Source excerpt:
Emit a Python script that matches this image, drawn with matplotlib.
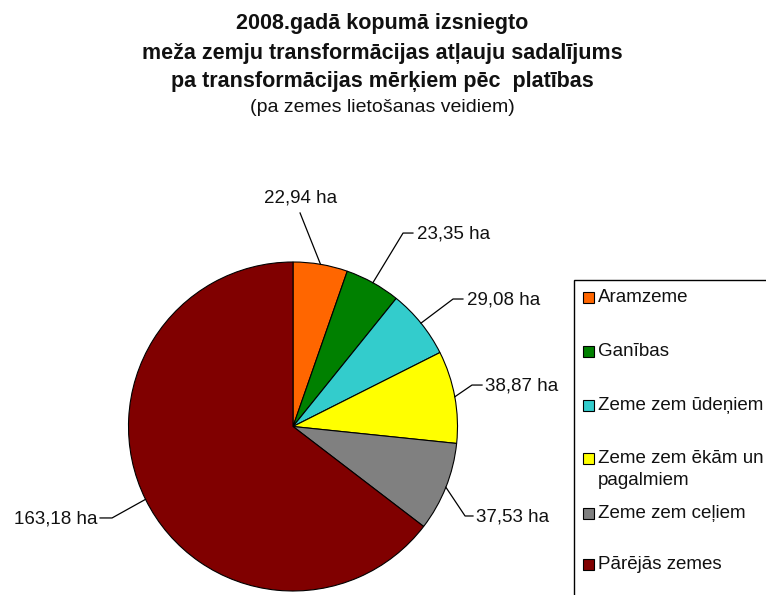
import numpy as np
import matplotlib
matplotlib.use("Agg")
import matplotlib.pyplot as plt
from matplotlib.patches import Rectangle
from matplotlib.transforms import Affine2D

plt.rcParams['font.family'] = ['Liberation Sans', 'DejaVu Sans']

# ---- data -----------------------------------------------------------------
categories = ["Aramzeme", "Ganības", "Zeme zem ūdeņiem",
              "Zeme zem ēkām un\npagalmiem", "Zeme zem ceļiem", "Pārējās zemes"]
# values printed on the labels (ha)
label_values = [22.94, 23.35, 29.08, 38.87, 37.53, 163.18]
# slice sizes as drawn in the reference (the dark-red slice is drawn larger
# than its printed value; estimated from its angle in the picture)
slice_sizes = [22.94, 23.35, 29.08, 38.87, 37.53, 277.0]
colors = ["#FF6600", "#008000", "#33CCCC", "#FFFF00", "#808080", "#800000"]

title_lines = ["2008.gadā kopumā izsniegto",
               "meža zemju transformācijas atļauju sadalījums",
               "pa transformācijas mērķiem pēc  platības"]
subtitle = "(pa zemes lietošanas veidiem)"

W, H = 766, 595
fig = plt.figure(figsize=(W / 100, H / 100), dpi=100)
fig.patch.set_facecolor("white")

# pixel transform (origin top-left)
px = Affine2D().scale(1 / W, -1 / H).translate(0, 1) + fig.transFigure

# ---- pie ------------------------------------------------------------------
cx, cy, r = 293, 426.5, 164.5
ax = fig.add_axes([(cx - r) / W, (H - cy - r) / H, 2 * r / W, 2 * r / H])
wedges, _ = ax.pie(slice_sizes, colors=colors, startangle=90, counterclock=False,
                   wedgeprops=dict(edgecolor="black", linewidth=0.8))
ax.set_aspect("auto")
ax.set_xlim(-1, 1)
ax.set_ylim(-1, 1)
ax.axis("off")

# label layout (data units, radius = 1): elbow, tick end, text anchor, ha
layout = [
    ((0.043, 1.298), None, (0.043, 1.392), "center"),
    ((0.669, 1.176), (0.729, 1.176), (0.752, 1.170), "left"),
    ((0.973, 0.775), (1.033, 0.775), (1.055, 0.768), "left"),
    ((1.088, 0.252), (1.149, 0.252), (1.165, 0.245), "left"),
    ((1.046, -0.544), (1.094, -0.544), (1.112, -0.548), "left"),
    ((-1.100, -0.556), (-1.173, -0.556), (-1.190, -0.560), "right"),
]

for w, v, (elbow, tick, tpos, ha) in zip(wedges, label_values, layout):
    mid = np.deg2rad((w.theta1 + w.theta2) / 2)
    p = (np.cos(mid), np.sin(mid))
    xs = [p[0], elbow[0]]
    ys = [p[1], elbow[1]]
    if tick is not None:
        xs.append(tick[0])
        ys.append(tick[1])
    ax.plot(xs, ys, color="black", lw=0.9, clip_on=False)
    txt = f"{v:.2f}".replace(".", ",") + " ha"
    ax.text(tpos[0], tpos[1], txt, ha=ha, va="center", fontsize=13.5,
            color="#111111", clip_on=False)

# ---- title ----------------------------------------------------------------
title_y = [24, 53, 81]
for t, y in zip(title_lines, title_y):
    fig.text(382, y, t, transform=px, ha="center", va="center",
             fontsize=15.5, fontweight="bold", color="#111111")
fig.text(382, 108, subtitle, transform=px, ha="center", va="center",
         fontsize=14, color="#111111")

# ---- legend (drawn as in the reference, running off the right edge) -------
frame = Rectangle((574, 280), 260, 360, transform=px, facecolor="white",
                  edgecolor="black", lw=1.0, clip_on=True)
fig.add_artist(frame)
row_y = [297, 351, 405, 458, 513, 564]
for name, col, y in zip(categories, colors, row_y):
    sq = Rectangle((583, y - 5.5), 11, 11, transform=px, facecolor=col,
                   edgecolor="black", lw=0.8)
    fig.add_artist(sq)
    fig.text(598, y - 8, name, transform=px, ha="left", va="top",
             fontsize=13.5, linespacing=1.4, color="#111111")

fig.savefig("out.png", dpi=100, facecolor="white")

Problem description:
Make an exact copy of the data, leaving its pictures out.

The result:
Emit a Python script that matches this image, drawn with matplotlib.
import numpy as np
import matplotlib
matplotlib.use("Agg")
import matplotlib.pyplot as plt
from matplotlib.patches import Rectangle
from matplotlib.transforms import Affine2D

plt.rcParams['font.family'] = ['Liberation Sans', 'DejaVu Sans']

# ---- data -----------------------------------------------------------------
categories = ["Aramzeme", "Ganības", "Zeme zem ūdeņiem",
              "Zeme zem ēkām un\npagalmiem", "Zeme zem ceļiem", "Pārējās zemes"]
# values printed on the labels (ha)
label_values = [22.94, 23.35, 29.08, 38.87, 37.53, 163.18]
# slice sizes as drawn in the reference (the dark-red slice is drawn larger
# than its printed value; estimated from its angle in the picture)
slice_sizes = [22.94, 23.35, 29.08, 38.87, 37.53, 277.0]
colors = ["#FF6600", "#008000", "#33CCCC", "#FFFF00", "#808080", "#800000"]

title_lines = ["2008.gadā kopumā izsniegto",
               "meža zemju transformācijas atļauju sadalījums",
               "pa transformācijas mērķiem pēc  platības"]
subtitle = "(pa zemes lietošanas veidiem)"

W, H = 766, 595
fig = plt.figure(figsize=(W / 100, H / 100), dpi=100)
fig.patch.set_facecolor("white")

# pixel transform (origin top-left)
px = Affine2D().scale(1 / W, -1 / H).translate(0, 1) + fig.transFigure

# ---- pie ------------------------------------------------------------------
cx, cy, r = 293, 426.5, 164.5
ax = fig.add_axes([(cx - r) / W, (H - cy - r) / H, 2 * r / W, 2 * r / H])
wedges, _ = ax.pie(slice_sizes, colors=colors, startangle=90, counterclock=False,
                   wedgeprops=dict(edgecolor="black", linewidth=0.8))
ax.set_aspect("auto")
ax.set_xlim(-1, 1)
ax.set_ylim(-1, 1)
ax.axis("off")

# label layout (data units, radius = 1): elbow, tick end, text anchor, ha
layout = [
    ((0.043, 1.298), None, (0.043, 1.392), "center"),
    ((0.669, 1.176), (0.729, 1.176), (0.752, 1.170), "left"),
    ((0.973, 0.775), (1.033, 0.775), (1.055, 0.768), "left"),
    ((1.088, 0.252), (1.149, 0.252), (1.165, 0.245), "left"),
    ((1.046, -0.544), (1.094, -0.544), (1.112, -0.548), "left"),
    ((-1.100, -0.556), (-1.173, -0.556), (-1.190, -0.560), "right"),
]

for w, v, (elbow, tick, tpos, ha) in zip(wedges, label_values, layout):
    mid = np.deg2rad((w.theta1 + w.theta2) / 2)
    p = (np.cos(mid), np.sin(mid))
    xs = [p[0], elbow[0]]
    ys = [p[1], elbow[1]]
    if tick is not None:
        xs.append(tick[0])
        ys.append(tick[1])
    ax.plot(xs, ys, color="black", lw=0.9, clip_on=False)
    txt = f"{v:.2f}".replace(".", ",") + " ha"
    ax.text(tpos[0], tpos[1], txt, ha=ha, va="center", fontsize=13.5,
            color="#111111", clip_on=False)

# ---- title ----------------------------------------------------------------
title_y = [24, 53, 81]
for t, y in zip(title_lines, title_y):
    fig.text(382, y, t, transform=px, ha="center", va="center",
             fontsize=15.5, fontweight="bold", color="#111111")
fig.text(382, 108, subtitle, transform=px, ha="center", va="center",
         fontsize=14, color="#111111")

# ---- legend (drawn as in the reference, running off the right edge) -------
frame = Rectangle((574, 280), 260, 360, transform=px, facecolor="white",
                  edgecolor="black", lw=1.0, clip_on=True)
fig.add_artist(frame)
row_y = [297, 351, 405, 458, 513, 564]
for name, col, y in zip(categories, colors, row_y):
    sq = Rectangle((583, y - 5.5), 11, 11, transform=px, facecolor=col,
                   edgecolor="black", lw=0.8)
    fig.add_artist(sq)
    fig.text(598, y - 8, name, transform=px, ha="left", va="top",
             fontsize=13.5, linespacing=1.4, color="#111111")

fig.savefig("out.png", dpi=100, facecolor="white")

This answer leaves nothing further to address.